The Delaware Family Living Trust inherited from Michael's parents adds another layer. A US trustee structure designed for domestic efficiency can become highly problematic when a UK family member is involved — particularly if Michael becomes a trustee himself, which can drag the entire trust into the UK tax net.


Pensions present their own complications at divorce. Pension-sharing orders may be workable in the UK but unrecognised in the US, creating mismatches between what the court has ordered and what is tax-efficient in both jurisdictions.


David Foster flags one often-overlooked opportunity: where Michael has historic untaxed offshore income on the remittance basis, it may be possible in a divorce context to route part of the settlement through offshore accounts in a way that brings funds onshore cleanly for the recipient, without triggering UK tax. "It's looking at all those points," he says. "And making sure they understand there might be no tax now, but a lot of these assets have still got tax buried in them."


The Team Principle

Both speakers return, at the close, to the same fundamental point. No single adviser — whether tax, legal or investment — can manage this alone. The complexity is too interconnected, too fast-moving, and too jurisdiction-specific.

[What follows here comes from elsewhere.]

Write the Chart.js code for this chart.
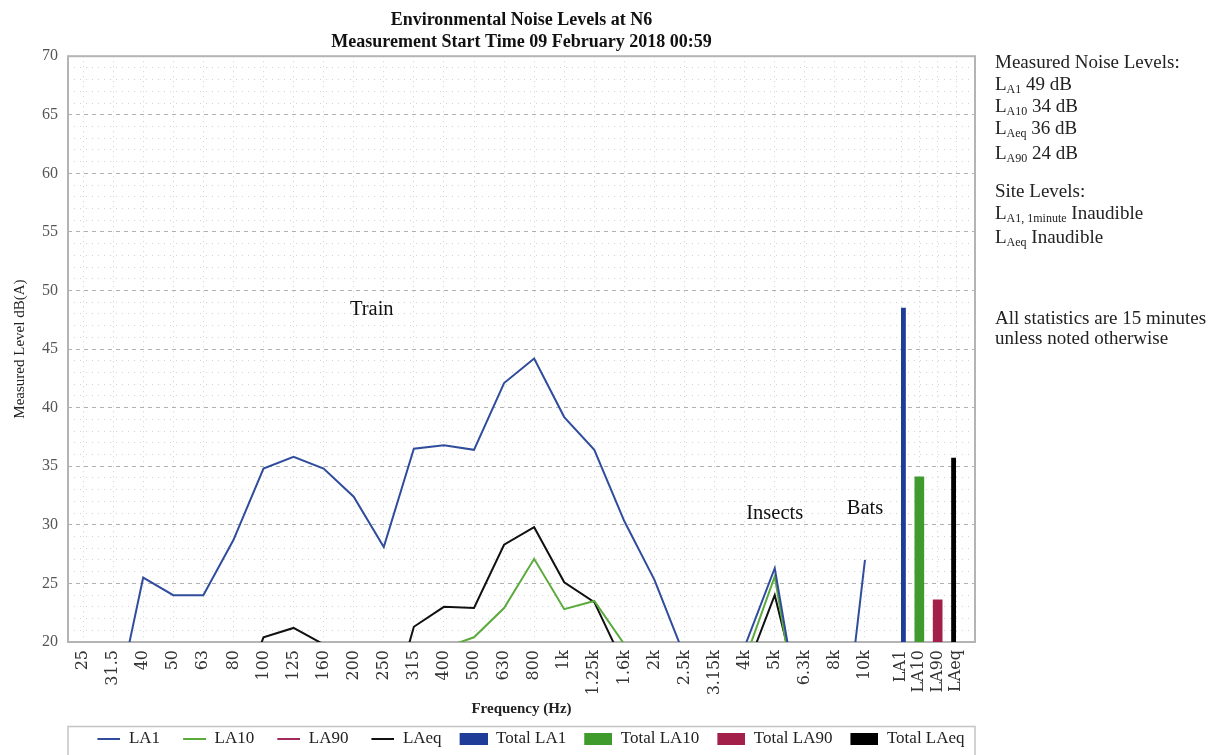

"Having a team around you that really get the US/UK complexity," says Ed Johnson, "is probably my best piece of advice." The team needs to speak to each other, not just to the client.


Tax policy in both jurisdictions is shifting rapidly — from the FIG regime and the abolition of non-dom status in the UK, to the ongoing evolution of carry taxation and the direction of US policy. For a couple like the Pattersons, standing still is not a neutral choice.



David Foster is a partner in the US/UK cross-border team at EY, specialising in trust, estate and inheritance tax planning and cross-border divorce. Ed Johnson is a wealth planning professional at W1M, focusing on US-connected families and US expats in the UK. This conversation was recorded for the PCD Group podcast series.